Why we are doing this:

A hundred years ago, George Lawrence took a large panorama from a kite over San Francisco to document the destruction of a 1906 earthquake.

A 100 years later, satellite imagery can provide similar assessment of destruction from natural disasters over a large swath of land within a certain period of time. That time can range from near real time to a week depending on the abiltity of the spacecraft to schedule an overflight and meteorological conditions. We believe that a relatively cheap camera on a small helium balloon could eventually provide similar type of data in a very short amount of time. We also believe that the infrastructure now exists to enable the preview of that information by a larger set of people thereby increasing the likelihood of improving search and rescue efforts.

In disasters of enormous proportion such as Hurricane Katrina, the Asian Tsunami, or the recent Pakistani earthquake, large swaths of terrain were suddenly rendered inaccessible or impossible to image. Satellite access time to these areas meant not having access to imagery for periods of time ranging from hours to days. The delay in access time to imagery is critical at the level of first time responders but

increasingly it is becoming obvious that the general population want similar information.

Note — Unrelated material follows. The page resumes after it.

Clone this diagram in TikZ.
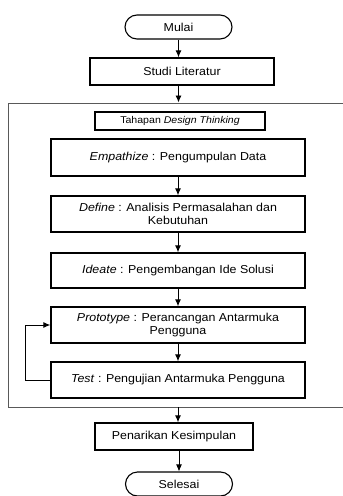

High altitude balloons can be deployed in a matter of hours and provide emergency remote sensing thereby enabling first responder's situational awareness and give adequate trajectories to rescuers. It would also enable the diffusion of imagery to a large segment of the population looking for information thereby reducing the strain on the telecommunication system of the affected area.

With these requirements in mind, we proposed to use a low cost Off the Shelf digital camera (COTS) called GEOCam to provide high resolution imagery from high altitude balloons in order to provide geographical information on large areas of interest.

Our outreach plan consisted in providing trajectory of the balloon on a Google Maps/Google Earth/Zoomify interface.

Our application for the HASP was eventually accepted.

The main difference between a project like ours and others where cameras are flown on UAVs is the ability to image large swath of lands. At 120,000 feet, the ability to cover the whole city of New Orleans becomes a matter of steering the camera rather than an issue of craft navigation. We also expect that the
impedance between the world's expectation of instantaneous news and the filtered first responders information stream will only get bigger. Solutions like ours would prevent this bottleneck of information, thereby providing everyone (including first responders) with clear and valuable information.

Our imaging capability should allow us to record data for about 600 kms (at 50 mph balloon speed) on a swath of land of about 20 km. HASP resided at up to 112,000 feet (or 36 km) up and we took a 15 degree tilt angle for our camera in order to take full advantage of the rotation induced by the balloon (Avoiding Murphy's Law).

We launched from Fort Sumner, New Mexico on September 4th, 2006. Here is what a our trajectory was foreseen to look like over New Mexico and Arizona. The same dimension can be mapped over other regions of interest for our type of project: New Orleans and the Mississippi coast and California.